Bloody fucking people and their complete fucking inability to read signs.
Yes, it's the first day and I am reduced to the f-word.
There is ONE set of stairs to my beach. One. I put that huge orange sign that you looked at perplexedly there because to get to the beach, you have to WALK AROUND THE BLOODY SIGN. The sign, incidentally, says "stay clear: cliffs unstable" with a picture of some big fucking rocks falling on a person's head. Just for the more visual learners, you know.
Does that mean that YOU, oh entitled one, deserve to sit beneath the cliffs? No, that means I have to leave my tower to run over to you and tell you to please move, because the bluffs are unstable. Now, I don't really care about the running back and forth and up and down and whatnot.
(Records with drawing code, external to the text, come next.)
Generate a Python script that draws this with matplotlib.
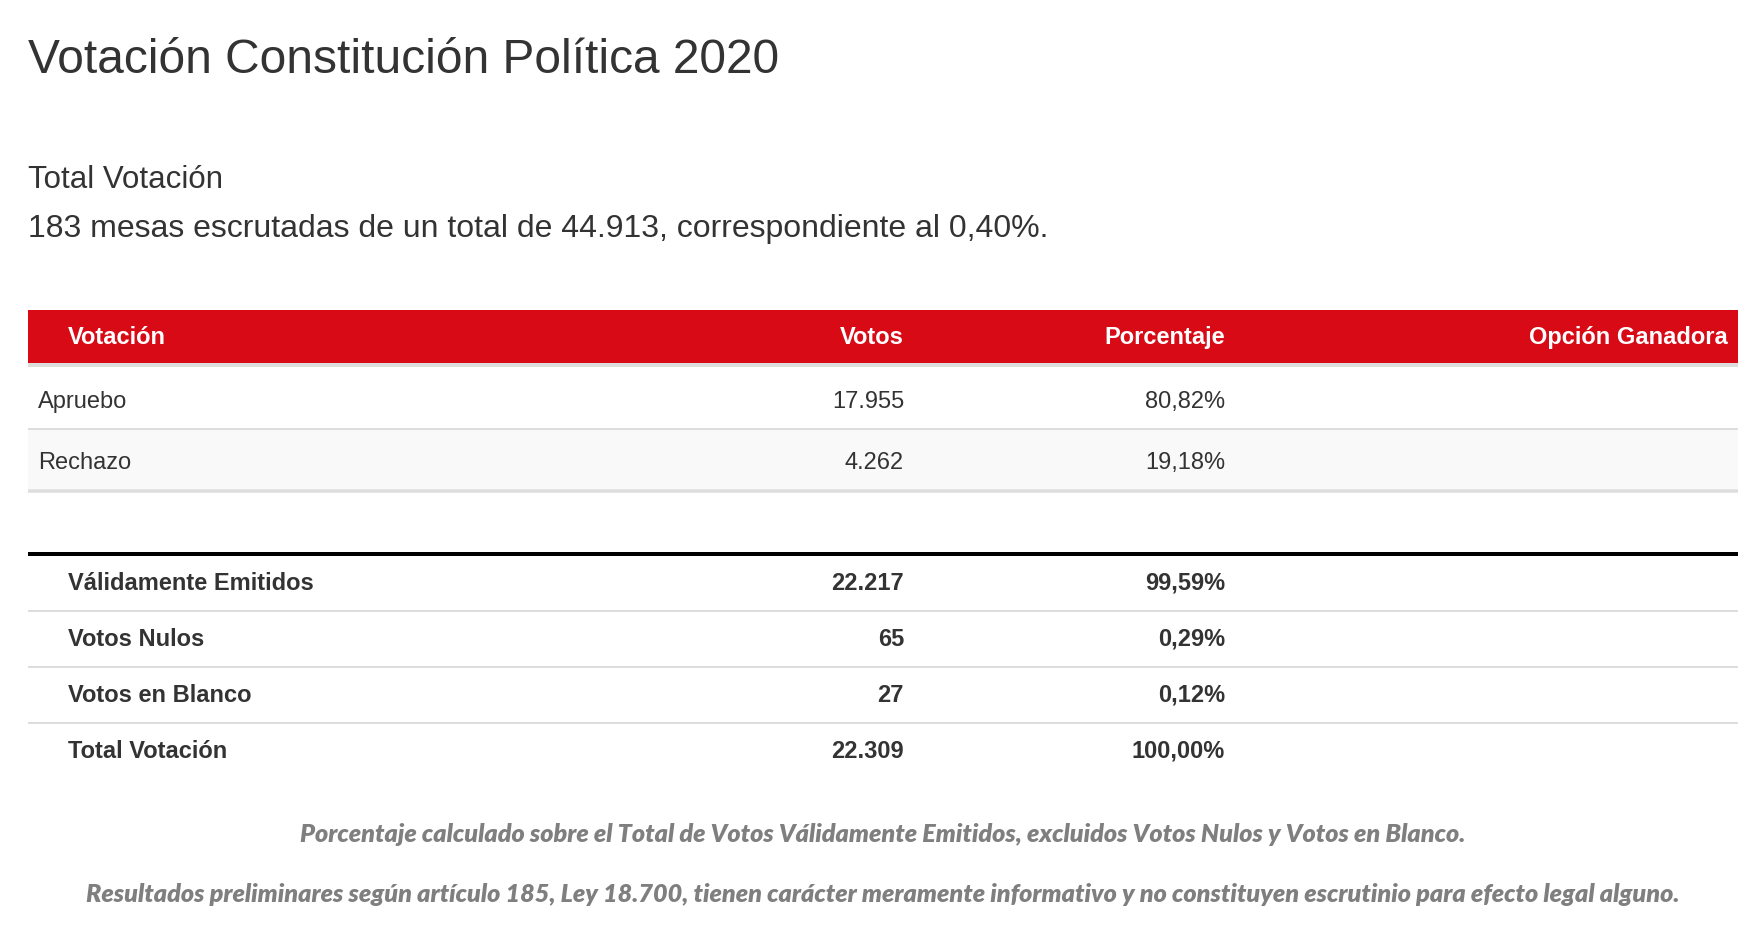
import matplotlib
matplotlib.use("Agg")
import matplotlib.pyplot as plt
from matplotlib.patches import Rectangle

# data
title = "Votación Constitución Política 2020"
subtitle = "Total Votación"
mesas_escrutadas = 183
mesas_total = 44913
mesas_pct = 0.40

header_labels = ["Votación", "Votos", "Porcentaje", "Opción Ganadora"]

option_labels = ["Apruebo", "Rechazo"]
option_votes = [17955, 4262]
option_pct = [80.82, 19.18]

summary_labels = ["Válidamente Emitidos", "Votos Nulos", "Votos en Blanco", "Total Votación"]
summary_votes = [22217, 65, 27, 22309]
summary_pct = [99.59, 0.29, 0.12, 100.00]

notes = [
    "Porcentaje calculado sobre el Total de Votos Válidamente Emitidos, excluidos Votos Nulos y Votos en Blanco.",
    "Resultados preliminares según artículo 185, Ley 18.700, tienen carácter meramente informativo y no constituyen escrutinio para efecto legal alguno.",
]

RED = "#d70a16"
TEXT = "#333333"
LINE = "#dddddd"
FONT = "Liberation Sans"


def fmt_int(v):
    return f"{v:,}".replace(",", ".")


def fmt_pct(v):
    return f"{v:.2f}".replace(".", ",") + "%"


fig = plt.figure(figsize=(17.5, 9.44), dpi=100)
ax = fig.add_axes([0, 0, 1, 1])
ax.set_xlim(0, 1750)
ax.set_ylim(944, 0)
ax.axis("off")

# px -> points for line widths
px = 72 / 100

left, right = 28, 1738
col_x = [68, 904, 1225, 1728]  # label left edge, then right edges

ax.text(left, 73, title, fontsize=34.5, color=TEXT, family=FONT, va="baseline")
ax.text(left, 188, subtitle, fontsize=22.5, color=TEXT, family=FONT, va="baseline")
ax.text(left, 237,
        f"{mesas_escrutadas} mesas escrutadas de un total de {fmt_int(mesas_total)}, "
        f"correspondiente al {fmt_pct(mesas_pct)[:-1]}%.",
        fontsize=23, color=TEXT, family=FONT, va="baseline")

# header bar
ax.add_patch(Rectangle((left, 310), right - left, 53, color=RED, lw=0))
ax.hlines(365, left, right, color=LINE, lw=4 * px)
for i, lab in enumerate(header_labels):
    ax.text(col_x[i], 337.5, lab, fontsize=17, color="white", weight="bold", family=FONT,
            ha="left" if i == 0 else "right", va="center")

# option rows
row_h = 61
y0 = 367
for i, lab in enumerate(option_labels):
    top = y0 + i * row_h
    bg = "white" if i % 2 == 0 else "#f9f9f9"
    ax.add_patch(Rectangle((left, top), right - left, row_h, color=bg, lw=0))
    yc = top + row_h / 2 + 4.5
    ax.text(38, yc, lab, fontsize=17, color=TEXT, family=FONT, va="center")
    ax.text(col_x[1], yc, fmt_int(option_votes[i]), fontsize=17, color=TEXT, family=FONT,
            ha="right", va="center")
    ax.text(col_x[2], yc, fmt_pct(option_pct[i]), fontsize=17, color=TEXT, family=FONT,
            ha="right", va="center")
    lw = 2 if i < len(option_labels) - 1 else 3.5
    ax.hlines(top + row_h + lw / 2, left, right, color=LINE, lw=lw * px)

# summary rows
ax.hlines(554, left, right, color="black", lw=4 * px)
s_h = 56
s0 = 555
for i, lab in enumerate(summary_labels):
    yc = s0 + i * s_h + 28
    ax.text(col_x[0], yc, lab, fontsize=17, color=TEXT, weight="bold", family=FONT, va="center")
    ax.text(col_x[1], yc, fmt_int(summary_votes[i]), fontsize=17, color=TEXT, weight="bold",
            family=FONT, ha="right", va="center")
    ax.text(col_x[2], yc, fmt_pct(summary_pct[i]), fontsize=17, color=TEXT, weight="bold",
            family=FONT, ha="right", va="center")
    if i < len(summary_labels) - 1:
        ax.hlines(s0 + (i + 1) * s_h, left, right, color=LINE, lw=2 * px)

# footnotes
for i, note in enumerate(notes):
    ax.text((left + right) / 2, 835 + i * 60, note, fontsize=18.1, color="#7f7f7f",
            family="Lato", style="italic", weight="heavy", ha="center", va="center")

fig.savefig("out.png", dpi=100)
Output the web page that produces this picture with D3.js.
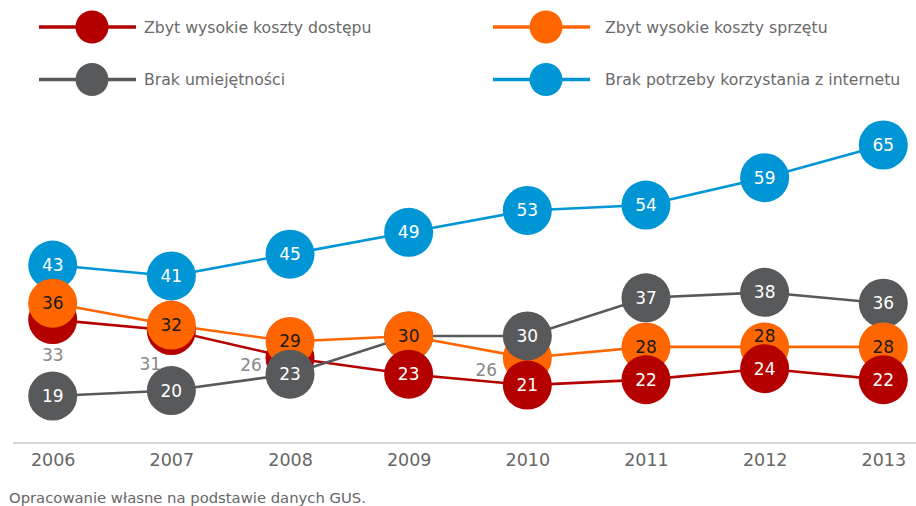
<!DOCTYPE html>
<html>
<head>
<meta charset="utf-8">
<script src="https://cdn.jsdelivr.net/npm/d3@7/dist/d3.min.js"></script>
<style>
  html, body { margin: 0; padding: 0; background: #fff; }
  svg { display: block; }
  text { font-family: "DejaVu Sans", sans-serif; }
</style>
</head>
<body>
<svg id="chart" width="916" height="506"></svg>
<script>
// ---- data ----
const years = ["2006", "2007", "2008", "2009", "2010", "2011", "2012", "2013"];
const seriesNames = [
  "Zbyt wysokie koszty dostępu",
  "Zbyt wysokie koszty sprzętu",
  "Brak umiejętności",
  "Brak potrzeby korzystania z internetu"
];
const kosztyDostepu = [33, 31, 26, 23, 21, 22, 24, 22];
const kosztySprzetu = [36, 32, 29, 30, 26, 28, 28, 28];
const brakUmiejetnosci = [19, 20, 23, 30, 30, 37, 38, 36];
const brakPotrzeby = [43, 41, 45, 49, 53, 54, 59, 65];
const footnote = "Opracowanie własne na podstawie danych GUS.";

// ---- styles ----
const colors = ["#b50000", "#ff6600", "#58595b", "#0096d6"];
const labelColors = ["#ffffff", "#1a1a1a", "#ffffff", "#ffffff"];
const seriesValues = [kosztyDostepu, kosztySprzetu, brakUmiejetnosci, brakPotrzeby];

// drawing order of circles per year (series index, bottom -> top)
const stackOrder = [
  [3, 0, 1, 2], [3, 0, 1, 2], [3, 0, 1, 2],
  [3, 2, 1, 0],
  [3, 1, 2, 0], [3, 1, 2, 0], [3, 1, 2, 0], [3, 2, 1, 0]
];
// labels of covered circles: placed outside as grey text  (series, yearIndex, dx, dy)
const outsideLabels = [
  [0, 0, 0, 35], [0, 1, -21, 33], [0, 2, -39, 7], [1, 4, -41, 12]
];
// labels shifted inside their circle (series, yearIndex, dx, dy)
const shiftedLabels = [[1, 6, 0, -11]];

const svg = d3.select("#chart");

const x = d3.scalePoint().domain(years).range([52.7, 883.3]);
const y = d3.scaleLinear().domain([19, 65]).range([396, 145]);
const R = 24.5;

// axis baseline
const axis = d3.axisBottom(x).tickSize(0).tickPadding(11);
const axisG = svg.append("g").attr("transform", "translate(0,443)").call(axis);
axisG.select(".domain").remove();
svg.insert("line", ":first-child")
  .attr("x1", 13).attr("x2", 916).attr("y1", 443).attr("y2", 443)
  .attr("stroke", "#d6d6d6").attr("stroke-width", 2.2);
axisG.selectAll("text")
  .attr("font-family", "DejaVu Sans, sans-serif")
  .attr("font-size", 17.5).attr("fill", "#666");

// lines
const line = d3.line().x((d, i) => x(years[i])).y(d => y(d));
const linesG = svg.append("g");
seriesValues.forEach((vals, s) => {
  linesG.append("path").datum(vals)
    .attr("d", line).attr("fill", "none")
    .attr("stroke", colors[s]).attr("stroke-width", 2.6);
});

// circles + labels
const pointsG = svg.append("g");
years.forEach((yr, i) => {
  stackOrder[i].forEach(s => {
    const v = seriesValues[s][i];
    const cx = x(yr), cy = y(v);
    const g = pointsG.append("g");
    g.append("circle").attr("cx", cx).attr("cy", cy).attr("r", R).attr("fill", colors[s]);
    const hidden = outsideLabels.some(o => o[0] === s && o[1] === i);
    if (!hidden) {
      const sh = shiftedLabels.find(o => o[0] === s && o[1] === i);
      const dx = sh ? sh[2] : 0, dy = sh ? sh[3] : 0;
      g.append("text").attr("x", cx + dx).attr("y", cy + dy)
        .attr("text-anchor", "middle").attr("dominant-baseline", "central")
        .attr("font-size", 17).attr("fill", labelColors[s]).text(v);
    }
  });
});
// outside labels on top
outsideLabels.forEach(o => {
  const [s, i, dx, dy] = o;
  const v = seriesValues[s][i];
  svg.append("text").attr("x", x(years[i]) + dx).attr("y", y(v) + dy)
    .attr("text-anchor", "middle").attr("dominant-baseline", "central")
    .attr("font-size", 17).attr("fill", "#888").text(v);
});

// legend
const legendPos = [[39, 27], [493, 27], [39, 79.5], [493, 79.5]];
seriesNames.forEach((name, s) => {
  const [lx, ly] = legendPos[s];
  const g = svg.append("g").attr("transform", `translate(${lx},${ly})`);
  g.append("line").attr("x1", 0).attr("x2", 97).attr("y1", 0).attr("y2", 0)
    .attr("stroke", colors[s]).attr("stroke-width", 3.5);
  g.append("circle").attr("cx", 53).attr("cy", 0).attr("r", 16.5).attr("fill", colors[s]);
  g.append("text").attr("x", s % 2 === 0 ? 105 : 112).attr("y", 0)
    .attr("dominant-baseline", "central")
    .attr("font-size", 15.7).attr("fill", "#6a6a6a").text(name);
});

// footnote
svg.append("text").attr("x", 9).attr("y", 503)
  .attr("font-size", 14.8).attr("fill", "#666").text(footnote);
</script>
</body>
</html>
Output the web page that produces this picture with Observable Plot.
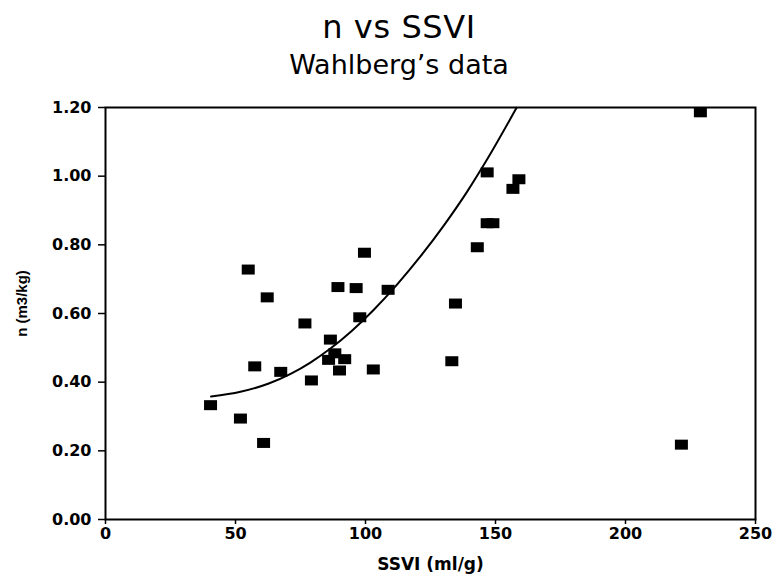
<!DOCTYPE html>
<html>
<head>
<meta charset="utf-8">
<script src="https://cdn.jsdelivr.net/npm/d3@7"></script>
<script src="https://cdn.jsdelivr.net/npm/@observablehq/plot@0.6"></script>
<style>
  html, body { margin: 0; padding: 0; background: white; }
  #wrap { width: 776px; height: 580px; position: relative; overflow: hidden; font-family: "DejaVu Sans", sans-serif; color: black; }
  #head { position: relative; width: 776px; height: 95px; }
  #title { position: absolute; left: 11px; width: 776px; top: 10.6px; text-align: center; font-size: 32px; line-height: 32px; letter-spacing: 0.6px; }
  #subtitle { position: absolute; left: 11px; width: 776px; top: 51px; text-align: center; font-size: 27px; line-height: 27px; }
  #chart svg { display: block; }
</style>
</head>
<body>
<div id="wrap">
  <div id="head">
    <div id="title">n vs SSVI</div>
    <div id="subtitle">Wahlberg’s data</div>
  </div>
  <div id="chart"></div>
</div>
<script>
const ssvi = [40.4, 51.9, 54.9, 57.4, 60.8, 62.2, 67.4, 76.7, 79.2, 86.5, 85.8, 88.2, 92.0, 90.0, 89.4, 96.4, 97.8, 99.6, 103.0, 108.7, 133.2, 134.6, 143.0, 146.8, 149.0, 146.8, 156.7, 159.0, 221.5, 228.8];
const nValues = [0.333, 0.294, 0.728, 0.446, 0.223, 0.647, 0.430, 0.571, 0.405, 0.524, 0.465, 0.484, 0.467, 0.434, 0.677, 0.674, 0.589, 0.777, 0.437, 0.669, 0.461, 0.629, 0.793, 0.863, 0.863, 1.011, 0.963, 0.991, 0.218, 1.186];

// Fitted curve
const fitSsvi = [40.6, 51.9, 62.8, 71.2, 78.8, 86.5, 94.8, 103.2, 112.2, 121.2, 130.1, 139.1, 146.8, 158.1];
const fitN = [0.358, 0.372, 0.396, 0.424, 0.457, 0.498, 0.550, 0.611, 0.685, 0.767, 0.856, 0.955, 1.049, 1.199];

// Tick labels
const xTicks = [0, 50, 100, 150, 200, 250];
const yTicks = [0, 0.2, 0.4, 0.6, 0.8, 1.0, 1.2];

const points = ssvi.map((x, i) => ({x, y: nValues[i]}));
const curve = fitSsvi.map((x, i) => ({x, y: fitN[i]}));

const rectSymbol = {
  draw(context) { context.rect(-6.5, -5, 13, 10); }
};

const chart = Plot.plot({
  width: 776,
  height: 485,
  marginTop: 12,
  marginBottom: 61,
  marginLeft: 105,
  marginRight: 21,
  x: {domain: [0, 250]},
  y: {domain: [0, 1.2]},
  style: {fontFamily: "DejaVu Sans", fontSize: "16px", color: "black", background: "white"},
  marks: [
    Plot.axisX({ticks: xTicks, tickSize: 5, tickPadding: 3, strokeWidth: 1.5, label: null, fontSize: 16, fontWeight: "bold"}),
    Plot.axisX({ticks: [], label: "SSVI (ml/g)", labelAnchor: "center", labelArrow: "none", labelOffset: 50, fontSize: 17, fontWeight: "bold"}),
    Plot.axisY({ticks: yTicks, tickFormat: d3.format(".2f"), tickSize: 7, tickPadding: 7, strokeWidth: 1.5, label: null, fontSize: 16, fontWeight: "bold"}),
    Plot.text(["n (m3/kg)"], {frameAnchor: "left", text: d => d, rotate: -90, dx: -83, dy: -10, textAnchor: "middle", lineAnchor: "middle", fontSize: 15, fontWeight: "bold", fontFamily: "Liberation Sans", fill: "black"}),
    Plot.frame({stroke: "black", strokeWidth: 2}),
    Plot.line(curve, {x: "x", y: "y", stroke: "black", strokeWidth: 2, curve: "monotone-x"}),
    Plot.dot(points, {x: "x", y: "y", symbol: rectSymbol, r: 6, fill: "black", stroke: "none"})
  ]
});
document.getElementById("chart").appendChild(chart);
</script>
</body>
</html>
That's my job, and I get payed pretty damn good money to do it. But what I DO care about is the fact that I am one person watching a half-mile of beach. And while YOU demand an explanation of why you cannot sit under the unstable bluffs (they will fall. on. your. head. and. you. will. die) no one is watching the rest of my water.
I know people who work in retail must deal with this too-- the idiot who tries to use the out of order vending machine (with the coin slot they ripped the tape off of to stick their money in), or the moron who slips and falls right in front of a "Caution-- wet floor" sign. But this is a little different-- someone could DIE while I'm reiterating what these people should have been intelligent enough to deduce in the first place. I always start the day with such enthusiasm: "if I put the sign HERE, there's no WAY anyone can miss it!" Alas, it works for about fifty percent of the general beach populace.